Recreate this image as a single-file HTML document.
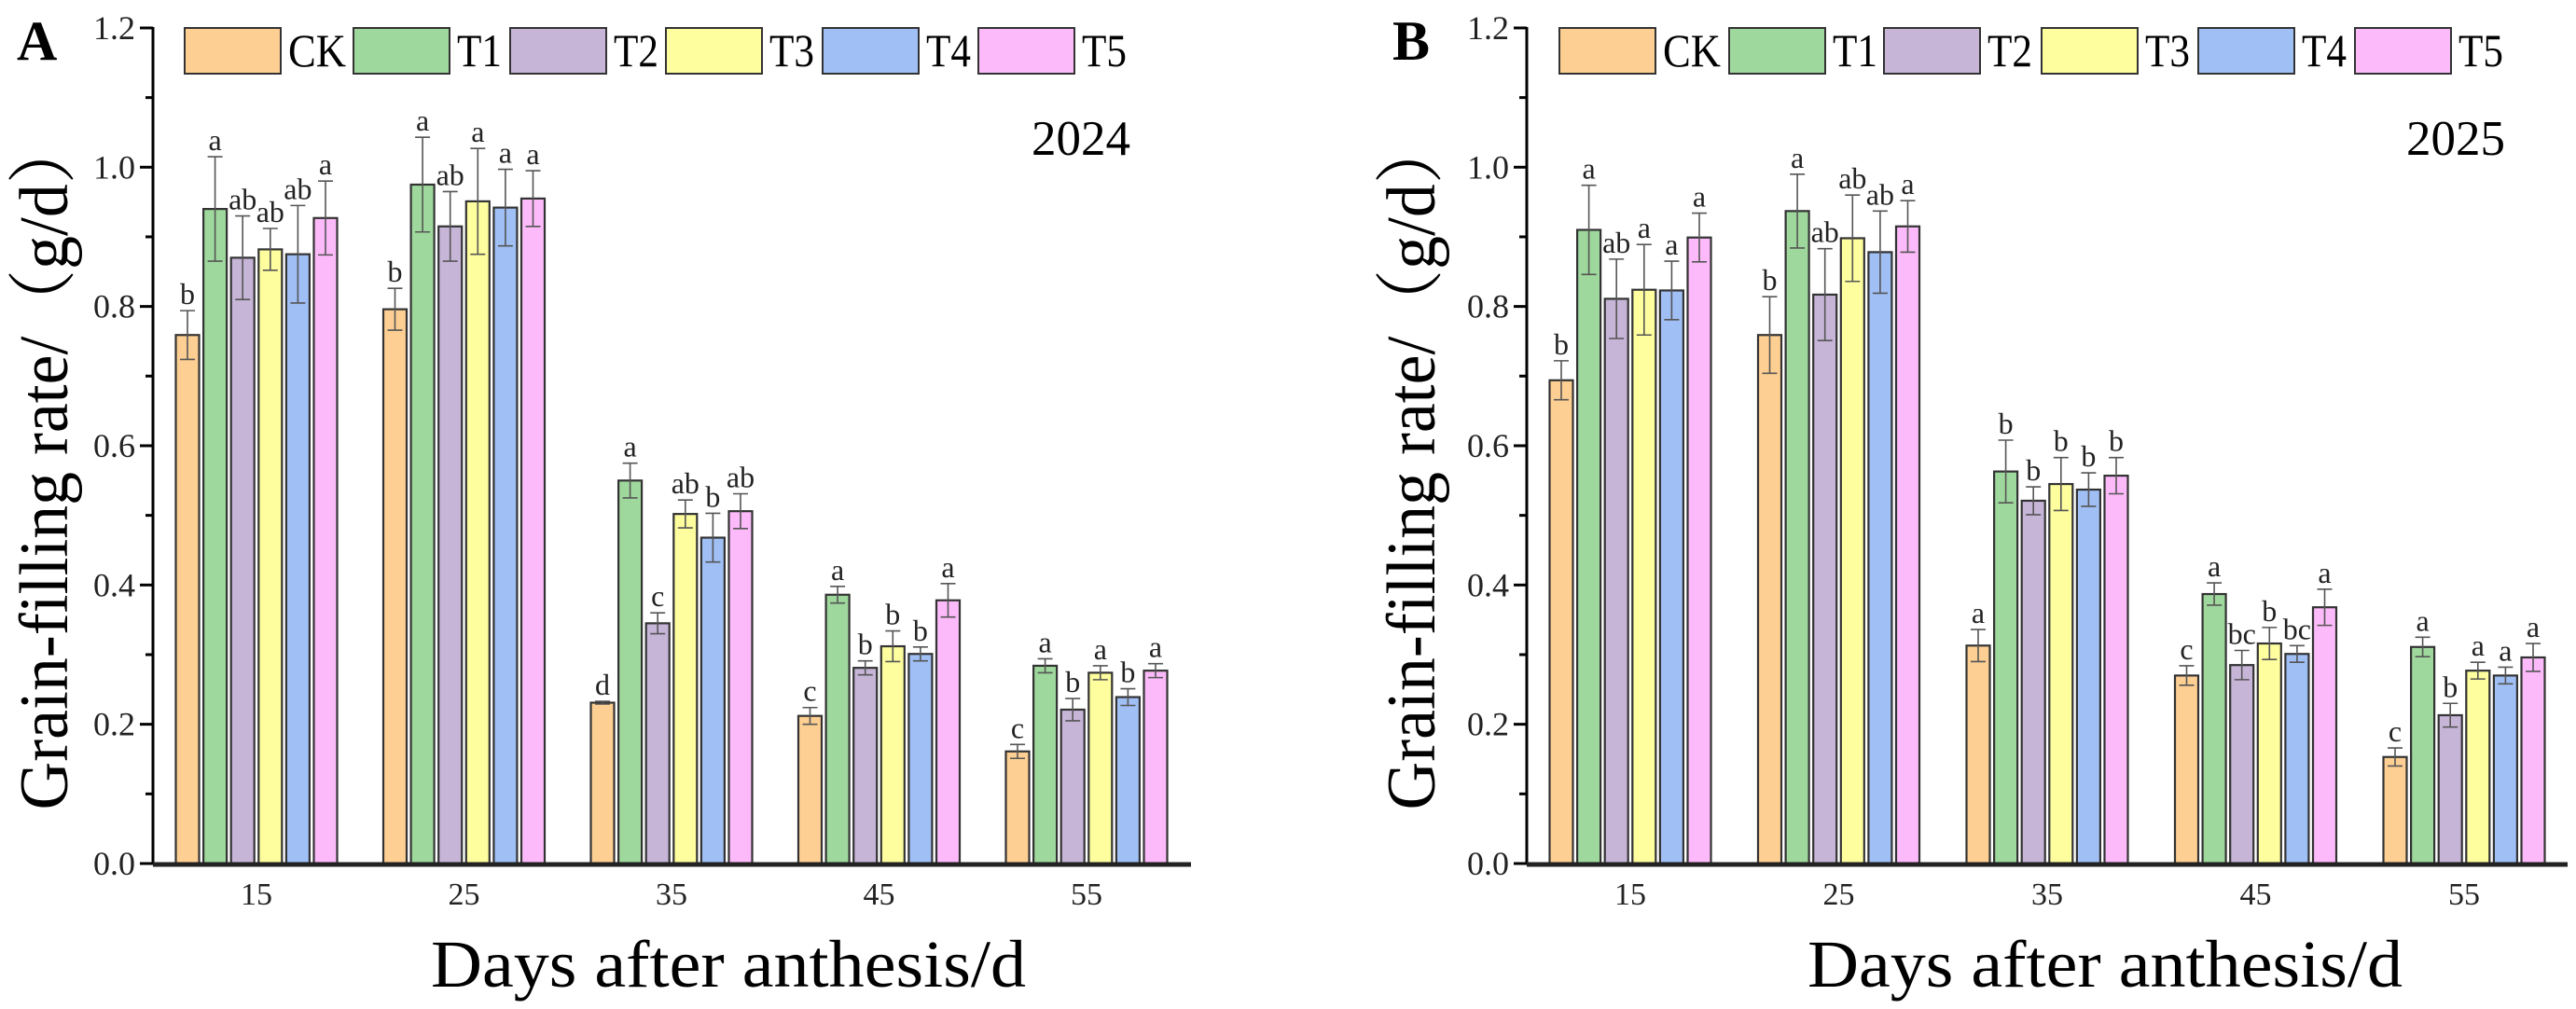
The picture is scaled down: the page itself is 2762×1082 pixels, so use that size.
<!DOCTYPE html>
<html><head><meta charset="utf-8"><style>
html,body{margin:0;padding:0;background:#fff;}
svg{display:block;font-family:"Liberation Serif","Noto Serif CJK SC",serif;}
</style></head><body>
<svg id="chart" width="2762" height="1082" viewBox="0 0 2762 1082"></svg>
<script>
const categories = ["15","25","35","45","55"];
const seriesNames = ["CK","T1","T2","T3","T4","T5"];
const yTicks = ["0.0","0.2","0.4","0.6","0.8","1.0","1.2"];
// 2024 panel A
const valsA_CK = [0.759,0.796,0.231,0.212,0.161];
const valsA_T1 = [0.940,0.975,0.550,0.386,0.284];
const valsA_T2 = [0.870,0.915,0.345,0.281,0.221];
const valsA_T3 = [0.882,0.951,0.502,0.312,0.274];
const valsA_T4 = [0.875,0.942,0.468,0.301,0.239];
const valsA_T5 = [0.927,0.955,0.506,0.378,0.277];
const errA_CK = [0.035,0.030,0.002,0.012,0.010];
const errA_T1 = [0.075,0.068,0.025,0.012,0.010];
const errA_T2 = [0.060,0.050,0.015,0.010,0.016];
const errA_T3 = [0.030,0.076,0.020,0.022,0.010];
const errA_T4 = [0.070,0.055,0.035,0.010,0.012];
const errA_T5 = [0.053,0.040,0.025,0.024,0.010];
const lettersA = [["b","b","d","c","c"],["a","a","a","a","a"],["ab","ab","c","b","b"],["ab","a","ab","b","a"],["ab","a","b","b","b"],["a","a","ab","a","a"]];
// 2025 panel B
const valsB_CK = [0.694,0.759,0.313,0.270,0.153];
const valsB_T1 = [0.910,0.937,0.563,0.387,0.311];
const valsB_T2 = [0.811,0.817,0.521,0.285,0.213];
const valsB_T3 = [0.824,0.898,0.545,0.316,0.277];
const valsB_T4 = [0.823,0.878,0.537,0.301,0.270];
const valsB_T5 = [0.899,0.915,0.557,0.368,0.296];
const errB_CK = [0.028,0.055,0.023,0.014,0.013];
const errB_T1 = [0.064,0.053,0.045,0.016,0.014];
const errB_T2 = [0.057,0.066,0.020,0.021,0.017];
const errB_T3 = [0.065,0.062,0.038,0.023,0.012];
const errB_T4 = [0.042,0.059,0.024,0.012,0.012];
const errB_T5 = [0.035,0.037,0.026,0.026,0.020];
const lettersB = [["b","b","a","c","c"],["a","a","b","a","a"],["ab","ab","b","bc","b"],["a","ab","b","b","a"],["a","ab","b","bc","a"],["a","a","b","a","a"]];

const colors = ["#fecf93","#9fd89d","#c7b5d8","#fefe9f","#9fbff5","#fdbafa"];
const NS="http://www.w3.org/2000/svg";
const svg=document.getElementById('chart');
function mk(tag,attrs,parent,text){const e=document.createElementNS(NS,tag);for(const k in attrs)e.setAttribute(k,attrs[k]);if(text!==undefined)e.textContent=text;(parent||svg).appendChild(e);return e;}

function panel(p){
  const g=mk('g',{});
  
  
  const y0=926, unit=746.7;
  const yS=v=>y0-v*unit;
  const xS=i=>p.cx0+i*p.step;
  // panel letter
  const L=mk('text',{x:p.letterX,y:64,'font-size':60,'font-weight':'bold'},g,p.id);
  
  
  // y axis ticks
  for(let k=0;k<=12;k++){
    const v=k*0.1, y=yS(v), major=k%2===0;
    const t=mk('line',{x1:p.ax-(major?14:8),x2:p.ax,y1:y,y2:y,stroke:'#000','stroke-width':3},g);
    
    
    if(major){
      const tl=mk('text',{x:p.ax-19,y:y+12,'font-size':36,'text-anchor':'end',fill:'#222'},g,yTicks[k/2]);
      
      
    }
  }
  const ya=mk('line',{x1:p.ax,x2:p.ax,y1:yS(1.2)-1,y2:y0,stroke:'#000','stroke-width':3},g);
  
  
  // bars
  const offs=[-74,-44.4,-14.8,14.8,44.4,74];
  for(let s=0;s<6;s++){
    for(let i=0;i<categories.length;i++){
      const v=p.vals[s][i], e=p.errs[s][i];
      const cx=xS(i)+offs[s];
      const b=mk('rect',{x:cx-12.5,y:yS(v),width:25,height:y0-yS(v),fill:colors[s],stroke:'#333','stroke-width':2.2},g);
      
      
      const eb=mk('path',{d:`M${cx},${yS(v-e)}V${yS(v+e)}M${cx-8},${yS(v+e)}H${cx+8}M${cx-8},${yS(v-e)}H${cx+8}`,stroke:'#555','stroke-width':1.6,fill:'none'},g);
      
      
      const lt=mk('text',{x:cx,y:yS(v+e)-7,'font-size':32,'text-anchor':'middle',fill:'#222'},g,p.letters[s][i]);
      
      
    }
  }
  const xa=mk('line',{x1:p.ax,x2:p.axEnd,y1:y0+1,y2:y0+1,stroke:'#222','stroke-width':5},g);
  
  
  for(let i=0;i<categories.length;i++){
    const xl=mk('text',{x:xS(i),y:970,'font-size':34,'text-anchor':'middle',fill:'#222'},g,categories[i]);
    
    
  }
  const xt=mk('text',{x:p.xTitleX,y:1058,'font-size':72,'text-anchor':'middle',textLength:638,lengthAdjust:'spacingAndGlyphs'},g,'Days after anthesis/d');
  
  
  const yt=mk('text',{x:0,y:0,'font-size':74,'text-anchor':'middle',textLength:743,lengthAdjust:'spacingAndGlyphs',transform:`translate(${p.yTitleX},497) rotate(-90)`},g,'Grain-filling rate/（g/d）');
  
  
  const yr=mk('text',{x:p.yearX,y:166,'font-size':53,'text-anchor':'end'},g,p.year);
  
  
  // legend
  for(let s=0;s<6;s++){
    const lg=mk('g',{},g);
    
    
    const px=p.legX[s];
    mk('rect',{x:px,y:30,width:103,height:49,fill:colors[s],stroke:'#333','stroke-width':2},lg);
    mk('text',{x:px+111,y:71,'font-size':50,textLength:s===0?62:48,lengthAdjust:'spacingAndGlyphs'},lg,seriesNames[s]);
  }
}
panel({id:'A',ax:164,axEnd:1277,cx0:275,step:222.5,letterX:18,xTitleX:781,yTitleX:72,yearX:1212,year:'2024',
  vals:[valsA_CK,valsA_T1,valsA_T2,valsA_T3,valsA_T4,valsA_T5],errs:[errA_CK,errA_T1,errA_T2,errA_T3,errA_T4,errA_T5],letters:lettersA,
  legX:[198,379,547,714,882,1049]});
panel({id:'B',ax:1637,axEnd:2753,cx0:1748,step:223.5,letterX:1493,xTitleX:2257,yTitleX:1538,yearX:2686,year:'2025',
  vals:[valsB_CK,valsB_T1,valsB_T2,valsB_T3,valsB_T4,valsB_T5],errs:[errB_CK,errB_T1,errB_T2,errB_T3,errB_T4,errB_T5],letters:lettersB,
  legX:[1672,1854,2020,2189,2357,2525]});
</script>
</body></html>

··········

[SHORT PROBLEM]: Images in the data above are to be skipped. Retype all other material exactly.

[RESULT]:
Recreate this image as a single-file HTML document.
The picture is scaled down: the page itself is 2762×1082 pixels, so use that size.
<!DOCTYPE html>
<html><head><meta charset="utf-8"><style>
html,body{margin:0;padding:0;background:#fff;}
svg{display:block;font-family:"Liberation Serif","Noto Serif CJK SC",serif;}
</style></head><body>
<svg id="chart" width="2762" height="1082" viewBox="0 0 2762 1082"></svg>
<script>
const categories = ["15","25","35","45","55"];
const seriesNames = ["CK","T1","T2","T3","T4","T5"];
const yTicks = ["0.0","0.2","0.4","0.6","0.8","1.0","1.2"];
// 2024 panel A
const valsA_CK = [0.759,0.796,0.231,0.212,0.161];
const valsA_T1 = [0.940,0.975,0.550,0.386,0.284];
const valsA_T2 = [0.870,0.915,0.345,0.281,0.221];
const valsA_T3 = [0.882,0.951,0.502,0.312,0.274];
const valsA_T4 = [0.875,0.942,0.468,0.301,0.239];
const valsA_T5 = [0.927,0.955,0.506,0.378,0.277];
const errA_CK = [0.035,0.030,0.002,0.012,0.010];
const errA_T1 = [0.075,0.068,0.025,0.012,0.010];
const errA_T2 = [0.060,0.050,0.015,0.010,0.016];
const errA_T3 = [0.030,0.076,0.020,0.022,0.010];
const errA_T4 = [0.070,0.055,0.035,0.010,0.012];
const errA_T5 = [0.053,0.040,0.025,0.024,0.010];
const lettersA = [["b","b","d","c","c"],["a","a","a","a","a"],["ab","ab","c","b","b"],["ab","a","ab","b","a"],["ab","a","b","b","b"],["a","a","ab","a","a"]];
// 2025 panel B
const valsB_CK = [0.694,0.759,0.313,0.270,0.153];
const valsB_T1 = [0.910,0.937,0.563,0.387,0.311];
const valsB_T2 = [0.811,0.817,0.521,0.285,0.213];
const valsB_T3 = [0.824,0.898,0.545,0.316,0.277];
const valsB_T4 = [0.823,0.878,0.537,0.301,0.270];
const valsB_T5 = [0.899,0.915,0.557,0.368,0.296];
const errB_CK = [0.028,0.055,0.023,0.014,0.013];
const errB_T1 = [0.064,0.053,0.045,0.016,0.014];
const errB_T2 = [0.057,0.066,0.020,0.021,0.017];
const errB_T3 = [0.065,0.062,0.038,0.023,0.012];
const errB_T4 = [0.042,0.059,0.024,0.012,0.012];
const errB_T5 = [0.035,0.037,0.026,0.026,0.020];
const lettersB = [["b","b","a","c","c"],["a","a","b","a","a"],["ab","ab","b","bc","b"],["a","ab","b","b","a"],["a","ab","b","bc","a"],["a","a","b","a","a"]];

const colors = ["#fecf93","#9fd89d","#c7b5d8","#fefe9f","#9fbff5","#fdbafa"];
const NS="http://www.w3.org/2000/svg";
const svg=document.getElementById('chart');
function mk(tag,attrs,parent,text){const e=document.createElementNS(NS,tag);for(const k in attrs)e.setAttribute(k,attrs[k]);if(text!==undefined)e.textContent=text;(parent||svg).appendChild(e);return e;}

function panel(p){
  const g=mk('g',{});
  
  
  const y0=926, unit=746.7;
  const yS=v=>y0-v*unit;
  const xS=i=>p.cx0+i*p.step;
  // panel letter
  const L=mk('text',{x:p.letterX,y:64,'font-size':60,'font-weight':'bold'},g,p.id);
  
  
  // y axis ticks
  for(let k=0;k<=12;k++){
    const v=k*0.1, y=yS(v), major=k%2===0;
    const t=mk('line',{x1:p.ax-(major?14:8),x2:p.ax,y1:y,y2:y,stroke:'#000','stroke-width':3},g);
    
    
    if(major){
      const tl=mk('text',{x:p.ax-19,y:y+12,'font-size':36,'text-anchor':'end',fill:'#222'},g,yTicks[k/2]);
      
      
    }
  }
  const ya=mk('line',{x1:p.ax,x2:p.ax,y1:yS(1.2)-1,y2:y0,stroke:'#000','stroke-width':3},g);
  
  
  // bars
  const offs=[-74,-44.4,-14.8,14.8,44.4,74];
  for(let s=0;s<6;s++){
    for(let i=0;i<categories.length;i++){
      const v=p.vals[s][i], e=p.errs[s][i];
      const cx=xS(i)+offs[s];
      const b=mk('rect',{x:cx-12.5,y:yS(v),width:25,height:y0-yS(v),fill:colors[s],stroke:'#333','stroke-width':2.2},g);
      
      
      const eb=mk('path',{d:`M${cx},${yS(v-e)}V${yS(v+e)}M${cx-8},${yS(v+e)}H${cx+8}M${cx-8},${yS(v-e)}H${cx+8}`,stroke:'#555','stroke-width':1.6,fill:'none'},g);
      
      
      const lt=mk('text',{x:cx,y:yS(v+e)-7,'font-size':32,'text-anchor':'middle',fill:'#222'},g,p.letters[s][i]);
      
      
    }
  }
  const xa=mk('line',{x1:p.ax,x2:p.axEnd,y1:y0+1,y2:y0+1,stroke:'#222','stroke-width':5},g);
  
  
  for(let i=0;i<categories.length;i++){
    const xl=mk('text',{x:xS(i),y:970,'font-size':34,'text-anchor':'middle',fill:'#222'},g,categories[i]);
    
    
  }
  const xt=mk('text',{x:p.xTitleX,y:1058,'font-size':72,'text-anchor':'middle',textLength:638,lengthAdjust:'spacingAndGlyphs'},g,'Days after anthesis/d');
  
  
  const yt=mk('text',{x:0,y:0,'font-size':74,'text-anchor':'middle',textLength:743,lengthAdjust:'spacingAndGlyphs',transform:`translate(${p.yTitleX},497) rotate(-90)`},g,'Grain-filling rate/（g/d）');
  
  
  const yr=mk('text',{x:p.yearX,y:166,'font-size':53,'text-anchor':'end'},g,p.year);
  
  
  // legend
  for(let s=0;s<6;s++){
    const lg=mk('g',{},g);
    
    
    const px=p.legX[s];
    mk('rect',{x:px,y:30,width:103,height:49,fill:colors[s],stroke:'#333','stroke-width':2},lg);
    mk('text',{x:px+111,y:71,'font-size':50,textLength:s===0?62:48,lengthAdjust:'spacingAndGlyphs'},lg,seriesNames[s]);
  }
}
panel({id:'A',ax:164,axEnd:1277,cx0:275,step:222.5,letterX:18,xTitleX:781,yTitleX:72,yearX:1212,year:'2024',
  vals:[valsA_CK,valsA_T1,valsA_T2,valsA_T3,valsA_T4,valsA_T5],errs:[errA_CK,errA_T1,errA_T2,errA_T3,errA_T4,errA_T5],letters:lettersA,
  legX:[198,379,547,714,882,1049]});
panel({id:'B',ax:1637,axEnd:2753,cx0:1748,step:223.5,letterX:1493,xTitleX:2257,yTitleX:1538,yearX:2686,year:'2025',
  vals:[valsB_CK,valsB_T1,valsB_T2,valsB_T3,valsB_T4,valsB_T5],errs:[errB_CK,errB_T1,errB_T2,errB_T3,errB_T4,errB_T5],letters:lettersB,
  legX:[1672,1854,2020,2189,2357,2525]});
</script>
</body></html>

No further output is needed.